It has been quite the week for Iran's economy. After having sanctions imposed upon it by the U.S. and other Western powers lifted following Tehran's completion of a historic nuclear deal, Iran has reportedly agreed to purchase 118 new aircraft from Airbus in a deal valued as much as $25 billion.

Thursday's deal, announced by Airbus, was reportedly signed at the Élysée Palace in Paris amid a raft of others during Iranian President Hassan Rouhani's visit with French President François Hollande, and it is dependent on the Iran obtaining U.S. export licenses, since more than 10 percent of the planemaker's jetliner parts come from the U.S., according to Reuters.

The deal means that the Iranian government likely negotiated significant discounts due to the bulk order, includes 73 wide-body and 45 single-aise airlines, 12 of which are jumbo A380s. Pilot and maintenance training, along with support services, are also included in the agreement.

"Today's announcement is the start of re-establishing our civil aviation sector into the envy of the region and along with partners like Airbus we'll ensure the highest world standards," Iran Air CEO Farhad Parvaresh said in a statement, according to CNN.

These purchases are key for Iran's re-entry into the "international civil aviation community." Due to the economic sanctions that had been levied against Iran over the past few decades, Iran Air had been unable to update its fleet or expand its service.
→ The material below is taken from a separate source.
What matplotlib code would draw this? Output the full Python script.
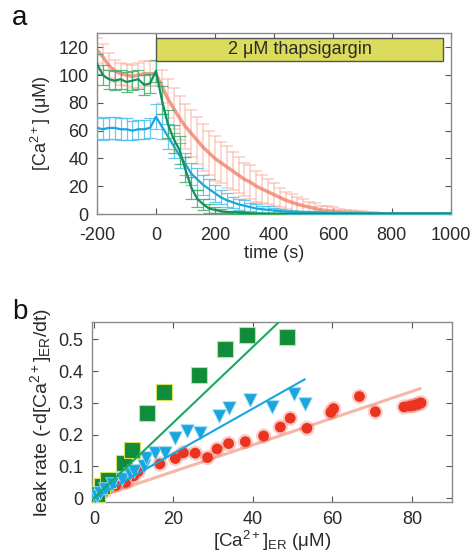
import numpy as np
import matplotlib
matplotlib.use("Agg")
import matplotlib.pyplot as plt

plt.rcParams['font.family'] = ['Liberation Sans', 'DejaVu Sans']
plt.rcParams['mathtext.fontset'] = 'custom'
plt.rcParams['mathtext.rm'] = 'Liberation Sans'
plt.rcParams['mathtext.it'] = 'Liberation Sans'
plt.rcParams['axes.unicode_minus'] = False

# ---------------- panel a data ----------------
time_s = list(range(-200, 1001, 20))

red_ca = [118, 113, 107, 103, 101, 100, 99, 100, 101, 101, 101,
          92, 83, 76, 69, 63, 58, 53, 48, 44, 40, 37, 34, 31, 28, 25, 23, 20, 18, 16,
          14, 12, 10, 8.5, 7, 6, 5, 4, 3, 2.5, 2, 1.5, 1.2, 1.0, 0.8, 0.6, 0.5, 0.4,
          0.3, 0.3, 0.3, 0.3, 0.3, 0.3, 0.3, 0.3, 0.3, 0.3, 0.3, 0.3, 0.3]
red_err = [9, 9, 9, 8, 8, 8, 8, 9, 9, 9, 9,
           12, 14, 15, 16, 16, 17, 17, 17, 16, 16, 15, 15, 14, 13, 12, 12, 11, 10, 9,
           8, 7, 6, 6, 5, 5, 4, 4, 3, 3, 3, 2, 2, 2, 1.5, 1.5, 1, 1,
           0.5, 0.5, 0.5, 0.5, 0.5, 0.5, 0.5, 0.5, 0.5, 0.5, 0.5, 0.5, 0.5]

green_ca = [108, 100, 97, 96, 97, 95, 96, 97, 93, 94, 103,
            82, 65, 54, 46, 32, 19, 11, 7, 4, 3, 2, 1.5, 1.2, 1.0, 0.8, 0.6, 0.5, 0.4, 0.3,
            0.2, 0.2, 0.1, 0.1, 0.1, 0.1, 0.1, 0.1, 0.1, 0.1, 0.1, 0.1, 0.1, 0.1, 0.1, 0.1,
            0.1, 0.1, 0.1, 0.1, 0.1, 0.1, 0.1, 0.1, 0.1, 0.1, 0.1, 0.1, 0.1, 0.1, 0.1]
green_err = [7, 7, 7, 7, 7, 7, 7, 7, 7, 7, 8,
             10, 10, 10, 10, 9, 8, 6, 4, 3, 2, 1.5, 1, 1, 1, 0.5, 0.5, 0.5, 0.5, 0.5,
             0.5, 0.5, 0.5, 0.5, 0.5, 0.5, 0.5, 0.5, 0.5, 0.5, 0.5, 0.5, 0.5, 0.5, 0.5, 0.5,
             0.5, 0.5, 0.5, 0.5, 0.5, 0.5, 0.5, 0.5, 0.5, 0.5, 0.5, 0.5, 0.5, 0.5, 0.5]

blue_ca = [62, 61, 62, 62, 61, 61, 60, 61, 61, 62, 70,
           63, 56, 49, 42, 36, 29, 25, 21, 18, 15, 12, 10, 8.5, 7, 6, 5, 4, 3.5, 3,
           2.5, 2, 1.7, 1.5, 1.3, 1.2, 1.1, 1.0, 0.9, 0.8, 0.8, 0.7, 0.7, 0.6, 0.6, 0.6,
           0.5, 0.5, 0.5, 0.5, 0.5, 0.5, 0.5, 0.5, 0.5, 0.5, 0.5, 0.5, 0.5, 0.5, 0.5]
blue_err = [8, 8, 8, 8, 8, 8, 7, 7, 7, 7, 9,
            9, 9, 9, 9, 8, 8, 8, 7, 7, 6, 5, 5, 4, 4, 4, 3, 3, 2.5, 2.5,
            2, 2, 1.5, 1.5, 1, 1, 1, 1, 1, 1, 0.5, 0.5, 0.5, 0.5, 0.5, 0.5,
            0.5, 0.5, 0.5, 0.5, 0.5, 0.5, 0.5, 0.5, 0.5, 0.5, 0.5, 0.5, 0.5, 0.5, 0.5]

drug_start, drug_end = 0, 975
drug_label = "2 μM thapsigargin"

# ---------------- panel b data ----------------
green_x = [0.3, 0.8, 2.0, 3.6, 7.5, 9.6, 13.4, 17.6, 26.5, 33.1, 38.5, 48.6]
green_y = [0.005, 0.015, 0.04, 0.058, 0.112, 0.152, 0.268, 0.333, 0.388, 0.468, 0.512, 0.507]
green_slope = 0.0119

blue_x = [0.3, 0.7, 1.5, 2.8, 4.5, 7.0, 9.0, 10.2, 12.6, 13.0, 15.3, 18.0, 20.5,
          23.5, 26.8, 31.4, 33.9, 39.4, 44.8, 50.3, 53.2]
blue_y = [0.003, 0.007, 0.017, 0.03, 0.045, 0.06, 0.075, 0.085, 0.10, 0.128, 0.143,
          0.143, 0.188, 0.21, 0.205, 0.26, 0.285, 0.31, 0.288, 0.327, 0.298]
blue_slope = 0.00705

red_x = [1.8, 3.0, 5.5, 8.0, 10.0, 11.2, 16.6, 20.5, 22.5, 25.5, 28.6, 31.0, 33.9,
         38.1, 42.7, 46.9, 49.4, 53.6, 59.6, 60.3, 66.8, 70.8, 78.0, 79.5, 80.5, 81.5, 82.3]
red_y = [0.015, 0.025, 0.04, 0.05, 0.07, 0.085, 0.108, 0.125, 0.143, 0.142, 0.128, 0.155,
         0.172, 0.178, 0.196, 0.224, 0.252, 0.22, 0.27, 0.282, 0.32, 0.272, 0.287,
         0.29, 0.292, 0.296, 0.30]
red_slope = 0.0042

# ---------------- styling ----------------
RED = '#f07a62'
RED_ERR = '#f6a48f'
GREEN = '#12915c'
GREEN_ERR = '#3fae6a'
BLUE = '#19a6de'
BLUE_ERR = '#4cc0ea'
SPINE = '#8a8a8a'
TXT = '#2a2a2a'

fig = plt.figure(figsize=(4.71, 5.56), dpi=100)

def style_axes(ax, xpad=8, ypad=5):
    for s in ax.spines.values():
        s.set_color(SPINE)
        s.set_linewidth(1.0)
    ax.tick_params(direction='in', top=True, right=True, length=4, width=0.8,
                   color='#555555', labelsize=13, labelcolor=TXT)
    ax.tick_params(axis='x', pad=xpad)
    ax.tick_params(axis='y', pad=ypad)

# ---- panel a ----
ax = fig.add_axes([0.206, 0.615, 0.751, 0.325])
t = np.array(time_s)
ax.errorbar(t, red_ca, yerr=red_err, fmt='none', ecolor=RED_ERR, elinewidth=1.2,
            capsize=4, capthick=1.2, alpha=0.5, zorder=2)
ax.plot(t, red_ca, color=RED, lw=2.5, alpha=0.75, zorder=3)
ax.errorbar(t, blue_ca, yerr=blue_err, fmt='none', ecolor=BLUE_ERR, elinewidth=0.9,
            capsize=4, capthick=0.9, alpha=0.85, zorder=4)
ax.plot(t, blue_ca, color=BLUE, lw=1.6, zorder=5)
ax.errorbar(t, green_ca, yerr=green_err, fmt='none', ecolor=GREEN_ERR, elinewidth=0.9,
            capsize=4, capthick=0.9, alpha=0.85, zorder=6)
ax.plot(t, green_ca, color=GREEN, lw=1.6, zorder=7)
ax.set_xlim(-200, 1000)
ax.set_ylim(0, 130)
ax.set_xticks([-200, 0, 200, 400, 600, 800, 1000])
ax.set_yticks([0, 20, 40, 60, 80, 100, 120])
style_axes(ax, xpad=9, ypad=6)
ax.set_xlabel('time (s)', fontsize=13, color=TXT, labelpad=1)
ax.set_ylabel('[Ca$^{2+}$] (μM)', fontsize=13, color=TXT, labelpad=4)
ax.add_patch(plt.Rectangle((drug_start, 110), drug_end - drug_start, 17,
                           facecolor='#dcdc5c', edgecolor='#555555', lw=1.0, zorder=8))
ax.text((drug_start + drug_end) / 2, 118.5, drug_label, ha='center', va='center',
        fontsize=13, color=TXT, zorder=9)

# ---- panel b ----
bx = fig.add_axes([0.195, 0.0966, 0.764, 0.3236])
xr = np.array([0, 82])
bx.plot(xr, red_slope * xr, color=RED, lw=2.2, alpha=0.55, zorder=2)
bx.scatter(red_x, red_y, s=120, color='#ee3a24', alpha=0.25, edgecolors='none', zorder=3)
bx.scatter(red_x, red_y, s=60, color='#ea3420', edgecolors='none', zorder=4)
bx.scatter(blue_x, blue_y, s=95, marker='v', color=BLUE, edgecolors='#9fdcf2',
           linewidths=0.6, zorder=6)
bx.scatter(green_x, green_y, s=120, marker='s', color='#0f8c3c', edgecolors='#d8e060',
           linewidths=0.8, zorder=5)
xb = np.array([0, 53])
bx.plot(xb, blue_slope * xb, color=BLUE, lw=1.5, zorder=7)
xg = np.array([0, 50])
bx.plot(xg, green_slope * xg, color='#1aa860', lw=1.5, zorder=7)
bx.set_xlim(-0.5, 90)
bx.set_ylim(-0.0125, 0.553)
bx.set_xticks([0, 20, 40, 60, 80])
bx.set_yticks([0, 0.1, 0.2, 0.3, 0.4, 0.5])
bx.set_yticklabels(['0', '0.1', '0.2', '0.3', '0.4', '0.5'])
style_axes(bx, xpad=6, ypad=6)
bx.set_xlabel('[Ca$^{2+}$]$_{\\mathregular{ER}}$ (μM)', fontsize=13.5, color=TXT, labelpad=1)
bx.set_ylabel('leak rate (-d[Ca$^{2+}$]$_{ER}$/dt)', fontsize=14, color=TXT, labelpad=3)

fig.text(12 / 471, 1 - 25 / 556, 'a', fontsize=20, color='#111111', va='baseline')
fig.text(12 / 471, 1 - 319 / 556, 'b', fontsize=20, color='#111111', va='baseline')

fig.savefig('out.png', dpi=100)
As a result, Iran's current fleet had been falling apart, having an average age of 26.8 years.

"The skies have cleared for Iran's flying public and Airbus is proud to welcome Iran's commercial aviation back into the international civil aviation community," Airbus president and CEO Fabrice Brégier said in a statement, according to Business Insider.

"Today is a significant step in the overhaul and modernization of Iran's commercial aviation sector and Airbus stands ready to play its role in supporting it," he concluded.